§ **EXERCISE**
Repeat every line of the listing below exactly, minus the pictures.
###
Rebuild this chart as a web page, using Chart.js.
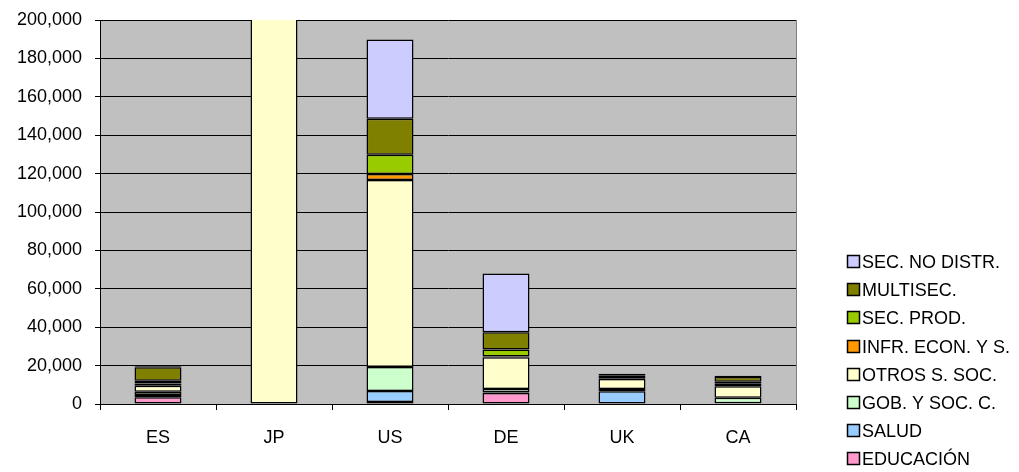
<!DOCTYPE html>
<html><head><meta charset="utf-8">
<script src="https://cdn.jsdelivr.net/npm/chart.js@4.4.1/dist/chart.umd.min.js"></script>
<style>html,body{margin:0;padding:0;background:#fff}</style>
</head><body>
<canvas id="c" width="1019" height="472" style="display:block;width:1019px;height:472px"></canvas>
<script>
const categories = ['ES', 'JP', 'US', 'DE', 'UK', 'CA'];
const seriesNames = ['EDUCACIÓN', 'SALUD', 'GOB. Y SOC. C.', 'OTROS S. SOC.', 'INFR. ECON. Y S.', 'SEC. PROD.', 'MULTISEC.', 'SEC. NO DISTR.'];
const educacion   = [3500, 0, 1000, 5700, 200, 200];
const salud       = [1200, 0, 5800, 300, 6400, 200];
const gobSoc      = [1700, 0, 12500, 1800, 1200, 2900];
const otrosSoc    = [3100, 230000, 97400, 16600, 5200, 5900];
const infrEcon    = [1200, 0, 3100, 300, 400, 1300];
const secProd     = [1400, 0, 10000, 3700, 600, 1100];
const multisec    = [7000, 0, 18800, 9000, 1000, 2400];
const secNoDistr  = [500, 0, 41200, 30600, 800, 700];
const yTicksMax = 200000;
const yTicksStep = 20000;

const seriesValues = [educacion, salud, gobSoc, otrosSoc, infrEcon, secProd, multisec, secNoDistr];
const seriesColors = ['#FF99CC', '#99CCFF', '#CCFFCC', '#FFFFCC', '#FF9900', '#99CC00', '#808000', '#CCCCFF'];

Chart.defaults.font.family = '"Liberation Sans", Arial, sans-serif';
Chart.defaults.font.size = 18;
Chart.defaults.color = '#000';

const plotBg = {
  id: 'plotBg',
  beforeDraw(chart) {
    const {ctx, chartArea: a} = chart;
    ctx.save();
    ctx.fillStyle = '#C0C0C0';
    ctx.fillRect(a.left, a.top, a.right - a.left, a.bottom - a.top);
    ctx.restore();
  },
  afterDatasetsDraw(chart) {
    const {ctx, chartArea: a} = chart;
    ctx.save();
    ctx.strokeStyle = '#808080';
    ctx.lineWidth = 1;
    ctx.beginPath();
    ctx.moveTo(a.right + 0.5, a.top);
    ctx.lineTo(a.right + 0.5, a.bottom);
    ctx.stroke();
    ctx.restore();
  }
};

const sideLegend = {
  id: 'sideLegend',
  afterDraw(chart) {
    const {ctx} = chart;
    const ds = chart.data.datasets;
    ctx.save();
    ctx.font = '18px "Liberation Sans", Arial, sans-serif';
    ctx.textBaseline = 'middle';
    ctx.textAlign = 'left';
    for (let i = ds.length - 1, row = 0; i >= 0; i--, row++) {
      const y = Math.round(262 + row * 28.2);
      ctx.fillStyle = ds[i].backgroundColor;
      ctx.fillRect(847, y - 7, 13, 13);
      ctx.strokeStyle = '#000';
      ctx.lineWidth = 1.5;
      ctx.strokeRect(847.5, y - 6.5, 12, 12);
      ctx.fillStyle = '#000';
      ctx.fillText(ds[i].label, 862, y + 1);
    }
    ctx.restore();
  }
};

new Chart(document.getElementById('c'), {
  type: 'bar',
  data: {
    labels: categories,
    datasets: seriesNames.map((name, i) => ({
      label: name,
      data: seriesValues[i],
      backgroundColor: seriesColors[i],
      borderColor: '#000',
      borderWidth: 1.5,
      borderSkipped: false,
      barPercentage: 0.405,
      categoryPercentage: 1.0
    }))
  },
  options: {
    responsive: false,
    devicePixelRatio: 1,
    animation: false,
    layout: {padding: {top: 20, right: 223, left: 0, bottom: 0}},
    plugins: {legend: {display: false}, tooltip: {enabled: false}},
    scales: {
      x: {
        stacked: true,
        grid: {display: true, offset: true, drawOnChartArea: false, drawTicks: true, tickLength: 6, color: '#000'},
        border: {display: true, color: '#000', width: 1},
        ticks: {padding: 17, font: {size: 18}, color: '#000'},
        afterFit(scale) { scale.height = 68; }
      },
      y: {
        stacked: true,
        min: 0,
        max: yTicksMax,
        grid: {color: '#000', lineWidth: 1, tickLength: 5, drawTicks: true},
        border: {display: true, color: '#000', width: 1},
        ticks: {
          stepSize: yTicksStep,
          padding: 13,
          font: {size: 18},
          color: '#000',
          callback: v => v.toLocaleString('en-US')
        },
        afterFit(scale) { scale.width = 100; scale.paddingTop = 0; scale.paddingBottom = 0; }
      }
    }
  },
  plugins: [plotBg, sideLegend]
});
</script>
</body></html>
###
§ **RESPONSE**
Rebuild this chart as a web page, using Chart.js.
<!DOCTYPE html>
<html><head><meta charset="utf-8">
<script src="https://cdn.jsdelivr.net/npm/chart.js@4.4.1/dist/chart.umd.min.js"></script>
<style>html,body{margin:0;padding:0;background:#fff}</style>
</head><body>
<canvas id="c" width="1019" height="472" style="display:block;width:1019px;height:472px"></canvas>
<script>
const categories = ['ES', 'JP', 'US', 'DE', 'UK', 'CA'];
const seriesNames = ['EDUCACIÓN', 'SALUD', 'GOB. Y SOC. C.', 'OTROS S. SOC.', 'INFR. ECON. Y S.', 'SEC. PROD.', 'MULTISEC.', 'SEC. NO DISTR.'];
const educacion   = [3500, 0, 1000, 5700, 200, 200];
const salud       = [1200, 0, 5800, 300, 6400, 200];
const gobSoc      = [1700, 0, 12500, 1800, 1200, 2900];
const otrosSoc    = [3100, 230000, 97400, 16600, 5200, 5900];
const infrEcon    = [1200, 0, 3100, 300, 400, 1300];
const secProd     = [1400, 0, 10000, 3700, 600, 1100];
const multisec    = [7000, 0, 18800, 9000, 1000, 2400];
const secNoDistr  = [500, 0, 41200, 30600, 800, 700];
const yTicksMax = 200000;
const yTicksStep = 20000;

const seriesValues = [educacion, salud, gobSoc, otrosSoc, infrEcon, secProd, multisec, secNoDistr];
const seriesColors = ['#FF99CC', '#99CCFF', '#CCFFCC', '#FFFFCC', '#FF9900', '#99CC00', '#808000', '#CCCCFF'];

Chart.defaults.font.family = '"Liberation Sans", Arial, sans-serif';
Chart.defaults.font.size = 18;
Chart.defaults.color = '#000';

const plotBg = {
  id: 'plotBg',
  beforeDraw(chart) {
    const {ctx, chartArea: a} = chart;
    ctx.save();
    ctx.fillStyle = '#C0C0C0';
    ctx.fillRect(a.left, a.top, a.right - a.left, a.bottom - a.top);
    ctx.restore();
  },
  afterDatasetsDraw(chart) {
    const {ctx, chartArea: a} = chart;
    ctx.save();
    ctx.strokeStyle = '#808080';
    ctx.lineWidth = 1;
    ctx.beginPath();
    ctx.moveTo(a.right + 0.5, a.top);
    ctx.lineTo(a.right + 0.5, a.bottom);
    ctx.stroke();
    ctx.restore();
  }
};

const sideLegend = {
  id: 'sideLegend',
  afterDraw(chart) {
    const {ctx} = chart;
    const ds = chart.data.datasets;
    ctx.save();
    ctx.font = '18px "Liberation Sans", Arial, sans-serif';
    ctx.textBaseline = 'middle';
    ctx.textAlign = 'left';
    for (let i = ds.length - 1, row = 0; i >= 0; i--, row++) {
      const y = Math.round(262 + row * 28.2);
      ctx.fillStyle = ds[i].backgroundColor;
      ctx.fillRect(847, y - 7, 13, 13);
      ctx.strokeStyle = '#000';
      ctx.lineWidth = 1.5;
      ctx.strokeRect(847.5, y - 6.5, 12, 12);
      ctx.fillStyle = '#000';
      ctx.fillText(ds[i].label, 862, y + 1);
    }
    ctx.restore();
  }
};

new Chart(document.getElementById('c'), {
  type: 'bar',
  data: {
    labels: categories,
    datasets: seriesNames.map((name, i) => ({
      label: name,
      data: seriesValues[i],
      backgroundColor: seriesColors[i],
      borderColor: '#000',
      borderWidth: 1.5,
      borderSkipped: false,
      barPercentage: 0.405,
      categoryPercentage: 1.0
    }))
  },
  options: {
    responsive: false,
    devicePixelRatio: 1,
    animation: false,
    layout: {padding: {top: 20, right: 223, left: 0, bottom: 0}},
    plugins: {legend: {display: false}, tooltip: {enabled: false}},
    scales: {
      x: {
        stacked: true,
        grid: {display: true, offset: true, drawOnChartArea: false, drawTicks: true, tickLength: 6, color: '#000'},
        border: {display: true, color: '#000', width: 1},
        ticks: {padding: 17, font: {size: 18}, color: '#000'},
        afterFit(scale) { scale.height = 68; }
      },
      y: {
        stacked: true,
        min: 0,
        max: yTicksMax,
        grid: {color: '#000', lineWidth: 1, tickLength: 5, drawTicks: true},
        border: {display: true, color: '#000', width: 1},
        ticks: {
          stepSize: yTicksStep,
          padding: 13,
          font: {size: 18},
          color: '#000',
          callback: v => v.toLocaleString('en-US')
        },
        afterFit(scale) { scale.width = 100; scale.paddingTop = 0; scale.paddingBottom = 0; }
      }
    }
  },
  plugins: [plotBg, sideLegend]
});
</script>
</body></html>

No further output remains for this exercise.